**CHALLENGE**
Return the material exactly, first line through the line containing "Chart.register(...registerables);", and nothing more. Pictures stay out.

-- BEGIN COLLECTED DATA --

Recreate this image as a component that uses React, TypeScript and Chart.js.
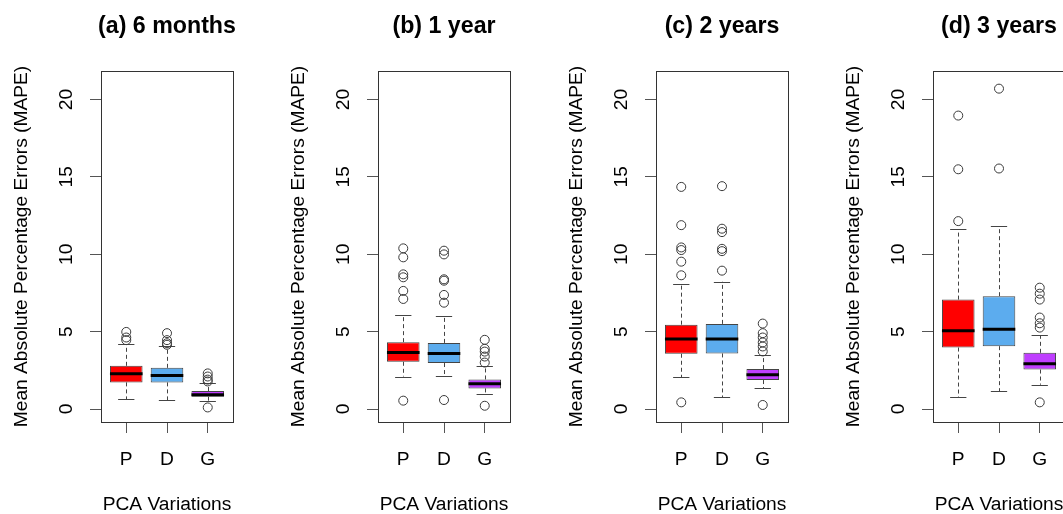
import React, { useEffect, useRef } from 'react';
import { Chart, registerables } from 'chart.js';

Chart.register(...registerables);

// ---------- data ----------
const groupLabels = ['P', 'D', 'G'];
const groupColors = ['#FF0000', '#5CACEE', '#BF3EFF'];
const yTickValues = [0, 5, 10, 15, 20];
const yLimits = [0, 21];
const yAxisTitle = 'Mean Absolute Percentage Errors (MAPE)';
const xAxisTitle = 'PCA Variations';
const panelTitles = ['(a) 6 months', '(b) 1 year', '(c) 2 years', '(d) 3 years'];

// each row: [lower whisker, Q1, median, Q3, upper whisker] for P, D, G
const stats6Months = [
  [0.64, 1.72, 2.28, 2.79, 4.19],
  [0.58, 1.72, 2.17, 2.66, 4.04],
  [0.54, 0.79, 0.92, 1.16, 1.68],
];
const outliers6Months = [
  [4.45, 4.62, 4.98],
  [4.15, 4.25, 4.45, 4.9],
  [0.1, 1.78, 1.9, 2.1, 2.3],
];

const stats1Year = [
  [2.1, 3.05, 3.65, 4.32, 6.1],
  [2.15, 2.97, 3.59, 4.27, 6.0],
  [0.99, 1.33, 1.63, 1.91, 2.77],
];
const outliers1Year = [
  [0.54, 7.11, 7.63, 8.51, 8.7, 9.8, 10.38],
  [0.58, 6.87, 7.37, 8.29, 8.38, 9.99, 10.23],
  [0.21, 3.0, 3.39, 3.71, 3.89, 4.47],
];

const stats2Years = [
  [2.04, 3.57, 4.53, 5.45, 8.08],
  [0.77, 3.59, 4.53, 5.5, 8.23],
  [1.35, 1.87, 2.21, 2.58, 3.46],
];
const outliers2Years = [
  [0.43, 8.64, 9.52, 10.27, 10.44, 11.88, 14.35],
  [8.94, 10.2, 10.35, 11.43, 11.65, 14.4],
  [0.26, 3.72, 4.04, 4.3, 4.62, 4.9, 5.52],
];

const stats3Years = [
  [0.75, 3.97, 5.05, 7.07, 11.6],
  [1.14, 4.06, 5.16, 7.29, 11.82],
  [1.57, 2.55, 2.92, 3.63, 4.77],
];
const outliers3Years = [
  [12.14, 15.49, 18.96],
  [15.54, 20.7],
  [0.43, 5.26, 5.54, 5.91, 7.07, 7.45, 7.84],
];

const panelStats = [stats6Months, stats1Year, stats2Years, stats3Years];
const panelOutliers = [outliers6Months, outliers1Year, outliers2Years, outliers3Years];

// ---------- styling ----------
const FONT = "'Liberation Sans', Arial, sans-serif";
const PANEL_W = 277;
const PANEL_H = 514;
const LABEL_SIZE = 19.2;
const TITLE_SIZE = 23.2;

function makeBoxPlugin(title: string, stats: number[][]) {
  return {
    id: 'rboxplot',
    beforeDatasetsDraw(chart: any) {
      const { ctx, scales } = chart;
      const xs = scales.x;
      const ys = scales.y;
      ctx.save();
      ctx.strokeStyle = '#444';
      ctx.lineWidth = 1;
      stats.forEach((s, i) => {
        const cx = Math.round(xs.getPixelForValue(i + 1)) + 0.5;
        // dashed whiskers
        ctx.setLineDash([4, 3]);
        ctx.beginPath();
        ctx.moveTo(cx, ys.getPixelForValue(s[3]));
        ctx.lineTo(cx, ys.getPixelForValue(s[4]));
        ctx.moveTo(cx, ys.getPixelForValue(s[1]));
        ctx.lineTo(cx, ys.getPixelForValue(s[0]));
        ctx.stroke();
        // staples
        ctx.setLineDash([]);
        const x0 = xs.getPixelForValue(i + 1 - 0.2);
        const x1 = xs.getPixelForValue(i + 1 + 0.2);
        ctx.beginPath();
        for (const v of [s[0], s[4]]) {
          const py = Math.round(ys.getPixelForValue(v)) + 0.5;
          ctx.moveTo(x0, py);
          ctx.lineTo(x1, py);
        }
        ctx.stroke();
      });
      ctx.restore();
    },
    afterDatasetDraw(chart: any, args: any) {
      if (args.index !== 0) return;
      const { ctx, scales } = chart;
      const xs = scales.x;
      const ys = scales.y;
      ctx.save();
      ctx.strokeStyle = '#000';
      ctx.lineWidth = 3;
      stats.forEach((s, i) => {
        const py = ys.getPixelForValue(s[2]);
        ctx.beginPath();
        ctx.moveTo(xs.getPixelForValue(i + 1 - 0.4), py);
        ctx.lineTo(xs.getPixelForValue(i + 1 + 0.4), py);
        ctx.stroke();
      });
      ctx.restore();
    },
    afterDraw(chart: any) {
      const { ctx, chartArea, scales } = chart;
      const ys = scales.y;
      ctx.save();
      // frame
      ctx.strokeStyle = '#333';
      ctx.lineWidth = 1;
      ctx.strokeRect(
        Math.round(chartArea.left) + 0.5,
        Math.round(chartArea.top) + 0.5,
        Math.round(chartArea.right - chartArea.left),
        Math.round(chartArea.bottom - chartArea.top)
      );
      // rotated y tick labels (R style, parallel to axis)
      ctx.fillStyle = '#000';
      ctx.font = `${LABEL_SIZE}px ${FONT}`;
      ctx.textAlign = 'center';
      ctx.textBaseline = 'alphabetic';
      ys.ticks.forEach((t: any) => {
        const py = ys.getPixelForValue(t.value);
        ctx.save();
        ctx.translate(chartArea.left - 29.5, py);
        ctx.rotate(-Math.PI / 2);
        ctx.fillText(String(t.value), 0, 0);
        ctx.restore();
      });
      // main title
      ctx.font = `bold ${TITLE_SIZE}px ${FONT}`;
      ctx.textAlign = 'center';
      ctx.textBaseline = 'alphabetic';
      ctx.fillText(title, (chartArea.left + chartArea.right) / 2, 33.3);
      ctx.restore();
    },
  };
}

function Panel({ index, left }: { index: number; left: number }) {
  const ref = useRef<HTMLCanvasElement | null>(null);
  useEffect(() => {
    const canvas = ref.current;
    if (!canvas) return;
    const stats = panelStats[index];
    const outs = panelOutliers[index];
    const yPad = 0.04 * (yLimits[1] - yLimits[0]);
    const xPad = 0.04 * groupLabels.length;

    const chart = new Chart(canvas, {
      type: 'scatter',
      data: {
        datasets: [
          {
            type: 'bar',
            data: stats.map((s, i) => ({ x: i + 1, y: [s[1], s[3]] })),
            backgroundColor: groupColors,
            borderColor: '#444',
            borderWidth: 1,
            borderSkipped: false,
            barPercentage: 0.8,
            categoryPercentage: 1,
            order: 1,
          } as any,
          {
            type: 'scatter',
            data: outs.flatMap((arr, i) => arr.map((v) => ({ x: i + 1, y: v }))),
            pointStyle: 'circle',
            pointRadius: 4.5,
            pointHoverRadius: 4.5,
            backgroundColor: 'rgba(0,0,0,0)',
            borderColor: '#3a3a3a',
            borderWidth: 1,
            order: 0,
          } as any,
        ],
      },
      options: {
        animation: false,
        responsive: false,
        devicePixelRatio: 1,
        events: [],
        layout: { padding: { top: 71, right: 44, bottom: 0, left: 0 } },
        plugins: {
          legend: { display: false },
          tooltip: { enabled: false },
          title: { display: false },
        },
        scales: {
          x: {
            type: 'linear',
            position: 'bottom',
            min: 0.5 - xPad,
            max: groupLabels.length + 0.5 + xPad,
            offset: false,
            afterBuildTicks: (scale: any) => {
              scale.ticks = groupLabels.map((_, i) => ({ value: i + 1 }));
            },
            afterFit: (scale: any) => {
              scale.height = 92;
            },
            ticks: {
              display: true,
              autoSkip: false,
              maxRotation: 0,
              minRotation: 0,
              padding: 15,
              color: '#000',
              font: { size: LABEL_SIZE, family: FONT },
              callback: (v: any) => groupLabels[Math.round(Number(v)) - 1] ?? '',
            },
            grid: {
              display: true,
              offset: false,
              drawOnChartArea: false,
              drawTicks: true,
              tickLength: 11,
              color: '#555',
              lineWidth: 1,
            },
            border: { display: false },
            title: {
              display: true,
              text: xAxisTitle,
              color: '#000',
              font: { size: LABEL_SIZE, family: FONT, lineHeight: 1 },
              padding: { top: 0, bottom: 0 },
            },
          },
          y: {
            type: 'linear',
            position: 'left',
            min: yLimits[0] - yPad,
            max: yLimits[1] + yPad,
            afterBuildTicks: (scale: any) => {
              scale.ticks = yTickValues.map((v) => ({ value: v }));
            },
            afterFit: (scale: any) => {
              scale.width = 101;
            },
            ticks: { display: false },
            grid: {
              display: true,
              drawOnChartArea: false,
              drawTicks: true,
              tickLength: 11,
              color: '#555',
              lineWidth: 1,
            },
            border: { display: false },
            title: {
              display: true,
              text: yAxisTitle,
              color: '#000',
              font: { size: LABEL_SIZE, family: FONT, lineHeight: 1 },
              padding: { top: 12, bottom: 0 },
            },
          },
        },
      } as any,
      plugins: [makeBoxPlugin(panelTitles[index], stats)],
    });
    return () => chart.destroy();
  }, [index]);

  return (
    <canvas
      ref={ref}
      width={PANEL_W}
      height={PANEL_H}
      style={{ position: 'absolute', left, top: 0, width: PANEL_W, height: PANEL_H }}
    />
  );
}

export default function App() {
  return (
    <div
      style={{
        position: 'fixed',
        left: 0,
        top: 0,
        width: 1063,
        height: 514,
        overflow: 'hidden',
        background: '#fff',
      }}
    >
      {panelTitles.map((_, i) => (
        <Panel key={i} index={i} left={Math.round(i * 277.33)} />
      ))}
    </div>
  );
}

-- END COLLECTED DATA --

**FINISHED EXERCISE**
Recreate this image as a component that uses React, TypeScript and Chart.js.
import React, { useEffect, useRef } from 'react';
import { Chart, registerables } from 'chart.js';

Chart.register(...registerables);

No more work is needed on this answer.